The self-described “cleaning lady” once got so many calls from drilling workers that she had to take her phone off the hook. The rig guys would give her $100 to clean a “little bitty trailer,” she said, and another $75 to do their laundry.
Those big-spending workers are mostly gone now, and it’s back to the way it was before.
“I could go shopping for clothes any time I wanted to, and now, all the sudden, I’m thinking ‘Eh, I better not go to Peebles today. I better be careful,’” Maynard-Cott said. “Because I’m just not having the hundred-dollar bills handed to me like they were, you know? It’s just my regular customers that I’ve had over the years.”
Towanda’s story is playing out everywhere the drillers are leaving or have left, places like Gillette, Wyoming, and Oklahoma City, where there have been massive job layoffs at energy company headquarters and the downturn has blown a billion-dollar hole in the state budget, leading to funding cuts to schools, prisons and other services. In Pennsylvania, state and local revenues from an “impact fee” assessed on drillers are projected to fall 17 percent.
While gas production remains high from thousands of already drilled wells, the industry has dramatically scaled back. Only 16 rigs are actively exploring in Pennsylvania, down from a high of 115 in 2011 and the fewest since December 2007, according to oilfield services company Baker Hughes.
Energy firms and the businesses that directly cater to them are laying off thousands of workers in Pennsylvania, with 1 in 5 jobs disappearing in a single year. Unemployment is rising in nearly all of Pennsylvania’s top drilling counties while generally falling in the rest of the state.
“I don’t think anybody saw it coming, to this deep of a decline that quickly,” said David Spigelmyer, president of the Marcellus Shale Coalition, a trade group.
Cratering commodity prices are the culprit. Gas extracted from the Marcellus Shale — the nation’s largest natural-gas field — is selling at a deep discount, the result of oversupply and inadequate pipeline capacity to take the gas to far-flung energy markets. The low prices are good for consumers and businesses and manufacturers that use gas, but they’re costing energy companies billions. Some have stopped drilling altogether.
The fallout is readily apparent in Towanda. For-rent and for-sale signs are plentiful along Main Street. The shoe store isn’t selling as many safety boots or flame-resistant shirts. About 20 miles north, near the New York state line, a “man camp” that once bustled with nearly 200 gas-field workers at Chesapeake Energy Corp. now sits mostly empty.

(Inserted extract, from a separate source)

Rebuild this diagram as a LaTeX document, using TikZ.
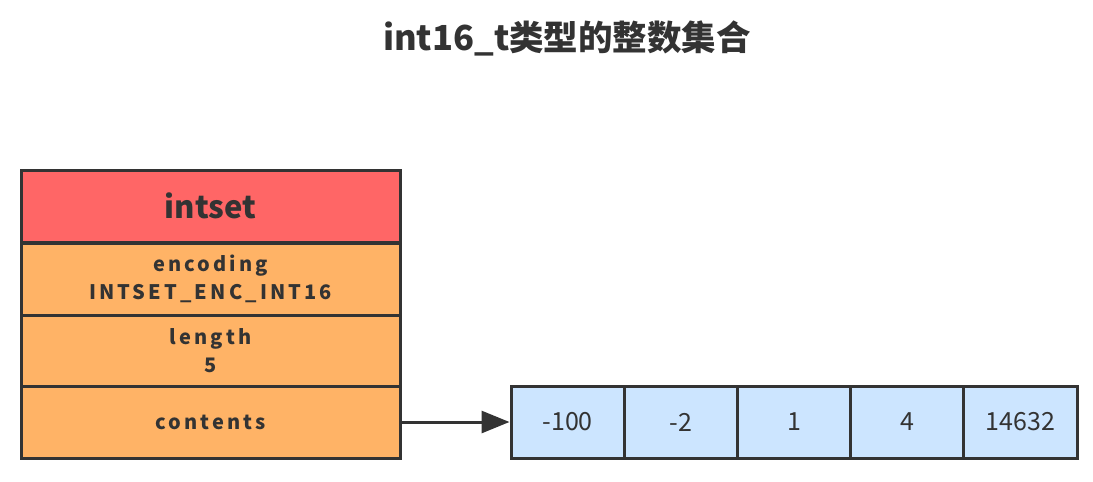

Jan Millard, a clerk at New Shoe Store Plus, got an inkling of what was to come when a rig worker told her, “We’ll be here one day, and then we’ll pick up like gypsies and we’ll be gone.”
“It was the truth. It was a sad thing,” recalled Millard, 55. “Hopefully it’ll come back.”
Spigelmyer predicted drilling will ramp up again as prices recover, but on a smaller scale.
In the meantime, local businesses that took advantage of the moneymaking opportunity presented by shale gas are now refocusing.
Bill Kelly and his father found success with a company that sells supplies and rents equipment to drillers. But with sales down 50 percent or more, they’ve expanded into party rentals to make up the lost revenue — from ball valves to bounce houses.
“Everybody’s kind of in the same boat,” said Kelly, 42. “We believe it’s coming back, but when?”
That’s the question facing Patel, who’s hoping to work with her bankers to keep her struggling motel afloat.
She calls it a depressing state of affairs but doesn’t blame the gas companies, saying they’re at the mercy of the market.
“What are they going to do? It’s not only us, or not only them — everybody is suffering from it.”